By Rupert Guinness
This is the story about a fella nicknamed “Tracker John.” It’s also a about luck and how the two went hand-in-hand today before the 10th stage of the centennial Tour de France.
Tracker John may be getting on, but with 35 Tours under his belt he is as wily as the most cunning of foxes. When he gets one sniff of a scent, he’ll follow the trail to its end.
He did this morning, after we stopped on the way to the stage start at the point of yesterday’s stage 9 descent where Joseba Beloki crashed out of the Tour and Armstrong ran off course.
Beloki, who sustained a fractured right femur, elbow and wrist, was yesterday transferred to his home Vitoria in the Basque Country for operation on his hip.
However, this morning everyone was still talking of Armstrong’s sheer luck that he didn’t meet the same fate. The permutations for disaster were numerous in the incident.
Tracker John wanted to find out just how lucky Lance really was. The scent was burning his nostrils as we approached that now infamous right-hand curve with 4km to go in the stage 9 route.
“Stop … stop,” yelled Tracker John, jumping in his seat wildly, as we passed the exact mark that was ironically the very last corner of the very last descent in the Alps.
We stopped, got out of the car and walked up the grassy bank where Armstrong rode down and to the point where Beloki’s Tour came to its sorry end. Tracker John led the way.
It was eerie to be standing at the place where in the back of our minds we knew that the outcome for Armstrong could have been so horribly worse. Cycling, sadly, can be a deadly sport.
Our pause of reflection was soon interrupted by Tracker John’s quick senses. With head peering down in curiosity and his finger pointing rigid, he yelled: “Look!”
We looked, saw nothing. And looked again. Same result. Same response from Tracker John who, as he always does, insisted over and over: “Look …look … look.”
Then, as if to make sure we saw, Tracker John knelt down, placed his right hand on the ground, pointed his left finger at the spot again before yelling: “Look …..”
Yes sirree ….Tracker John was spot on (as if we doubted it). Flush under his finger was the mark of Armstrong’s Hutchinson tubular tire just where bitumen turned to dust, hay and grass.
Tracker John quickly picked up the thin trail with the dogged pursuit of a hound chasing convicts. He always does. Comes from living in the mountains at Boulder, they say.
This time, he was off running, finger pointed down, as we were caught on the hop and left to chase madly in awkward stumbles while yelling to him, “Wait … wait.”
Tracker John slowed to show the exact trajectory Armstrong took in the 15-percent sloping field in what was one of the Tour’s truly great escapes. Lance was lucky in more ways than one.

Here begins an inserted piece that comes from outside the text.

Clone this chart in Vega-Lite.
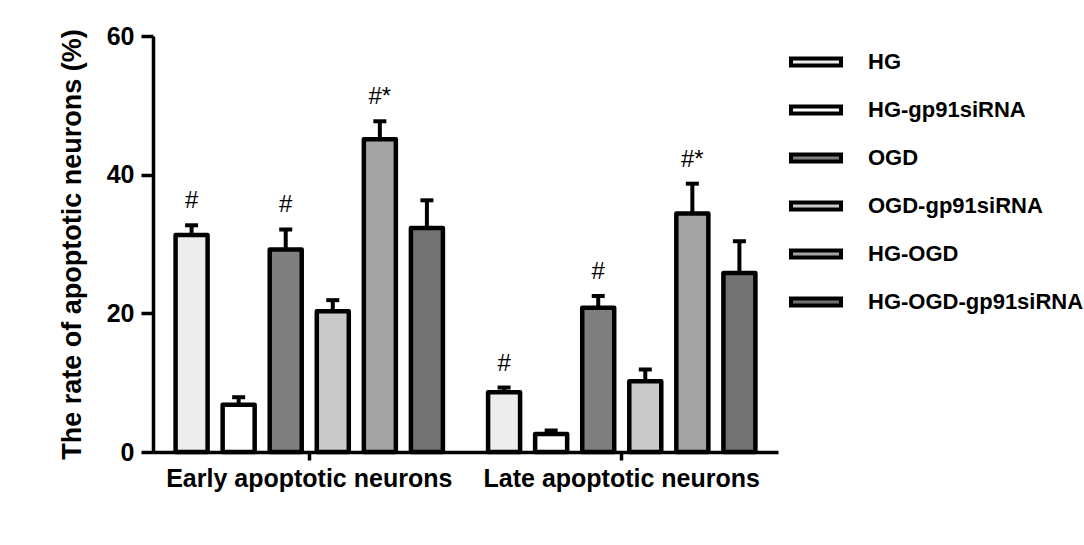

Armstrong was clearly lucky not to crash into Beloki. He was lucky not to have crashed into a gendarme standing at the point of his exit from the course. Armstrong was especially lucky for not plummeting head and wheel first into a concrete culvert about 2 feet deep and just on the right side of the gendarme he sped passed.
His luck didn’t run dry there either. Armstrong was just as lucky that he didn’t crash or puncture as he sped down the 200-foot stretch of field toward the road below. And even then, after negotiating the off-road stretch and reaching the roadside, he was lucky not to have crashed into a 4-foot-deep ditch that lay between him and the racecourse.
Finally, Lance was lucky not to have injured himself while jumping the ditch and/or running on his cleats to remount his bike — and in time to remount just as the group came past.
We were lucky too … having Tracker John with us. Had we not seen where one of the Tour’s most dramatic moments occurred close up, we wouldn’t have realized just how lucky Armstrong was. It had to be seen to be believed, as everything on the Tour must.